Striving For Superiority

I had dinner with an old friend from college last week in Dupont Circle. I look forward to our dinners whenever I go to Washington, D.C. for my job as a clinical researcher. In many ways, Dupont Circle and the surrounding neighborhood remind me of parts of San Francisco (where I work), but there is something different about the people there. They are more intense, driven, and ambitious. I enjoy overhearing their conversations in coffee shops and restaurants as they talk about the policies they want to change or how they hope to find a new job that will give them greater power to make a difference. They are attractive, young, and ready to take on the world. It makes me yearn for the days when I was younger. It’s exciting to be around such youthful exuberance. In some ways, Washington, D.C. is the center of the world. And the people who live there seem to treat it that way, at least the people I’ve seen hanging out in Dupont Circle.

What makes people so driven? When I was younger I couldn’t wait to become a researcher and do the kind of research that changes public policy. But as I have grown older, cynicism has set in. Making the world a better place is not as easy as I had thought when I was in my early twenties. There are many worthwhile causes competing for limited funds, and the world is full of ambitious people who also want to make a difference. It’s easy to throw up your arms and say, why bother? Friends who knew me in my early twenties described me as driven. I guess I was driven. Part of my drive was an honest attempt to make a contribution to society, but in the back of my mind, I always wondered about the psychological dynamics that drove me to succeed.

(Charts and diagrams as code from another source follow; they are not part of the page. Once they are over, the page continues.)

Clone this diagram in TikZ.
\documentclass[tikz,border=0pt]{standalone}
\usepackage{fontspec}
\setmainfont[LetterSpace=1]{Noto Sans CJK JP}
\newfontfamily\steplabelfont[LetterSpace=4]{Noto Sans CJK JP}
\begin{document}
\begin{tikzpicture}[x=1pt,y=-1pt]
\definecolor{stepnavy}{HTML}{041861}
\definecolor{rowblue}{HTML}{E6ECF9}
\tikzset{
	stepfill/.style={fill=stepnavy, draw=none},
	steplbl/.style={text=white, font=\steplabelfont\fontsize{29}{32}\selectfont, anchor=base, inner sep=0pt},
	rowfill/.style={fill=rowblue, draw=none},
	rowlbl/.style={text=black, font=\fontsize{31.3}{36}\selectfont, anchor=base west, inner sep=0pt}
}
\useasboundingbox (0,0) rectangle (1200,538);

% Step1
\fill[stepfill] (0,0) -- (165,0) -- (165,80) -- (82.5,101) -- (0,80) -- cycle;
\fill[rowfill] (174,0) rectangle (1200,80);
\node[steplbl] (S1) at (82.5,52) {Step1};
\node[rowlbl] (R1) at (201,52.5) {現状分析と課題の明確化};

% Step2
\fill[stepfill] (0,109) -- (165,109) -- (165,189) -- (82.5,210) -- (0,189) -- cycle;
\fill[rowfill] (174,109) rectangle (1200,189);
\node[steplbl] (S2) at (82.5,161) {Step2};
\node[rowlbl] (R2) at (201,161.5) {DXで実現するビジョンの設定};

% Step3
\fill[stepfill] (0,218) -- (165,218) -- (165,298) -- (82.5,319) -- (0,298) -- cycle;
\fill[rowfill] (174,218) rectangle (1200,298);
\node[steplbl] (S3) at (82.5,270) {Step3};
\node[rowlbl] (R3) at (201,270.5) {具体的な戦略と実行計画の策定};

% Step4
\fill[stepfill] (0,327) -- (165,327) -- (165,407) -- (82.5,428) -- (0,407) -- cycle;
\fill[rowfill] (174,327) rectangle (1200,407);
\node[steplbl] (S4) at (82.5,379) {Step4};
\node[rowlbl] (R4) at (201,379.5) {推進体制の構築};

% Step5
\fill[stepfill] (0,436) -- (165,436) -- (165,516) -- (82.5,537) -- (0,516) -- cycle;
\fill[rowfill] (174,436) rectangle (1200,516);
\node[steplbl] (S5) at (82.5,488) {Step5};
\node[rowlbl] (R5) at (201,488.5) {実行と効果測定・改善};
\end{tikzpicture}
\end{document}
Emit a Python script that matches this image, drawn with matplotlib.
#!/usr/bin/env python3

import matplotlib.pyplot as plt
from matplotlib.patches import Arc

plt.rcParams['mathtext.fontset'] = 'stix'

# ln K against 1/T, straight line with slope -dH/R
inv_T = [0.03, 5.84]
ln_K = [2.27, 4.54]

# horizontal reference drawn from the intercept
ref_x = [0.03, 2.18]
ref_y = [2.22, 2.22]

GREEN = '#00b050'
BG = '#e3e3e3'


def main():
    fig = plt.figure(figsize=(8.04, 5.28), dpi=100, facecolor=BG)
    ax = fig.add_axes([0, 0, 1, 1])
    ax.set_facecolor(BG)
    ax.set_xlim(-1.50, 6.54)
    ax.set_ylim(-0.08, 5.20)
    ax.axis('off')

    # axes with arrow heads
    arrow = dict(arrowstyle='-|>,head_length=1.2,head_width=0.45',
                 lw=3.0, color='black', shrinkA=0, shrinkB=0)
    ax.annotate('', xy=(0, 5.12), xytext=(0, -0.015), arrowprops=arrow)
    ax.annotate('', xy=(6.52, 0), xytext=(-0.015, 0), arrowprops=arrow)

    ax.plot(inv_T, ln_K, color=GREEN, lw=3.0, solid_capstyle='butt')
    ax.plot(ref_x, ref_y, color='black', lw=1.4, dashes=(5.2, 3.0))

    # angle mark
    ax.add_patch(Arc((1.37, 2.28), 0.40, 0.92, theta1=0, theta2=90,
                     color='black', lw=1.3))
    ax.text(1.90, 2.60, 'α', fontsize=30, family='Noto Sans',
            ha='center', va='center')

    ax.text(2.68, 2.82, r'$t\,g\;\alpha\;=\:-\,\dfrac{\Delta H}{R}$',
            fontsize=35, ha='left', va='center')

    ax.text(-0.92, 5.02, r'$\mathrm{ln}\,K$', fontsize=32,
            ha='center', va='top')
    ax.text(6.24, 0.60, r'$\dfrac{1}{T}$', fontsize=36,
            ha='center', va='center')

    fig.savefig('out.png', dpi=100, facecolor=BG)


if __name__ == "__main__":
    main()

According to psychoanalyst Alfred Adler, ambitious people may be striving for superiority as a way to compensate for a feeling of inferiority. During childhood, one is bound to feel a sense of inferiority. Children are smaller than adults and have difficulty mastering their domain. Eventually, however, children learn to control their environment and feel powerful rather than helpless and inferior. But other people feel extremely inferior and spend their lives striving to become superior to others, striving for self-esteem, power, and self-aggrandizement. It’s like the popular notion that Napoleon conquered Europe because he was short.

There are times when a feeling of inferiority and the need to compensate for it can be productive. Theodore Roosevelt, for example, was frail as a child and exercised until he was physically fit. The need to do reach higher levels of performance may have initially been motivated by a need to compensate for inferiority, but in the end, striving for superiority compels people to develop skills that make a social contribution. As long as one does not merely strive for superiority as a way to compensate for low self esteem or a need to have power over others, the need to strive for superiority can be a positive motivating force.

Are you aware of what motivates you? It’s vital to gain awareness and ensure that you are not trying to merely cover up your deficits, but are truly striving to make a social contribution. When you strive to make social contributions, you are more likely to sharpen your mental edge and achieve success and mastery.